On one level, that’s a perfect demonstration of a woman who uses sexuality for manipulation, something feminists and men’s rights activists alike complain about. On another, it also demonstrates that some men cannot be bought with sex, no matter how wild and amazing it might be. Ron is one of those men and he’s a better man because of it.

Despite his experiences with his ex-wives, Ron Swanson still treats women fairly. He’s even a romantic, of sorts, and not just towards bacon. In the later seasons of the show, he meets a woman named Diane Lewis and she’s everything the Tammys aren’t.

She accepts him for who he is, doesn’t want him to change, and eventually marries him. Ron treats her the same. Theirs is a true relationship of equals, a kind that feminists can respect and admire alongside that of Cyclops and Jean Grey. For a man to have endured two failed marriages to two monstrous women, yet still love a better woman for all the right reasons, is as heroic a story as any, especially within a feminist context.

Between the way Ron works with women, the way he loves them, and the way he deals with them, he demonstrates a far more refined approach to feminism than Joss Whedon ever did. He didn’t need to create female heroes. He didn’t need to make multi-billion dollar movies or iconic TV shows. He just had to show that it’s possible to deal with women in a fair, equal, and respectful way.

The fact that Ron does all of that without being the kind of whiney beta-male that makes every male feminist sound like they have a deflated scrotum. Ron is, by every measure, as alpha as it gets when it comes to men. He’s strong, he’s tough, he’s stern, and he has one of the manliest mustaches of all time. No one in their right mind would doubt this man’s masculine credentials.

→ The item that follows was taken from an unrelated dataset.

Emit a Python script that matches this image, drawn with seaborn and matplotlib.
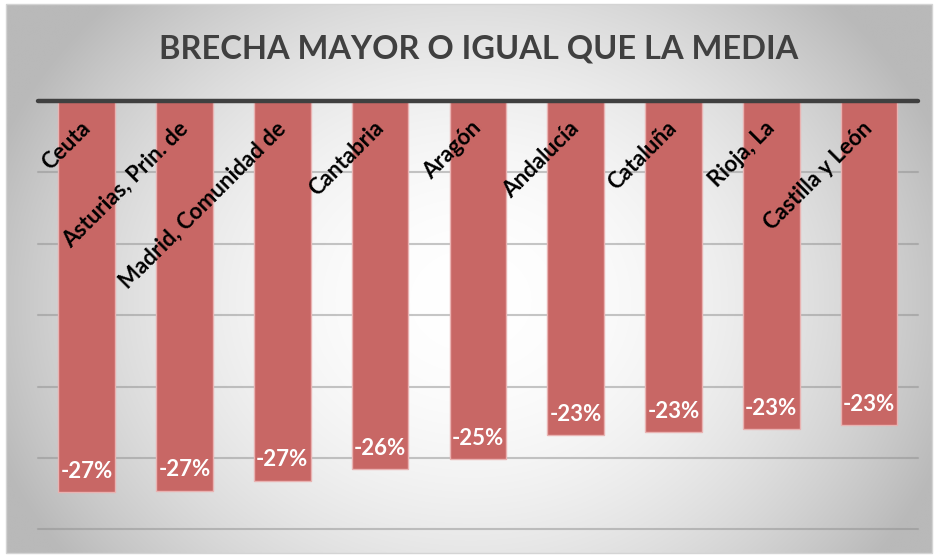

On top of that, he’s not the kind overly-muscled, John Rambo kind of alpha male with woefully impractical muscles and ridiculous skills that nobody without Arnold Schwarzenegger’s body-building routine can hope to match. Ron Swanson has the build and physique of an actual man. He does set the bar too high or inspire body image issues, except when it comes to manly facial hair.

By nearly every measure, Ron Swanson is the kind of man that should earn him a place in the feminist hall of fame. He is everything men respect and women admire. He should be the icon and hero that feminists refer to.

I’m not saying he’s without flaws. I’m not saying there aren’t other men, real and fictional, who deserve a similar status. I’m just saying that Ron Swanson is the kind if icon that feminists can rally around. Granted, Ron doesn’t care much for rallies, icons, heroes, or annoying people in general, but that’s what makes him Ron fucking Swanson.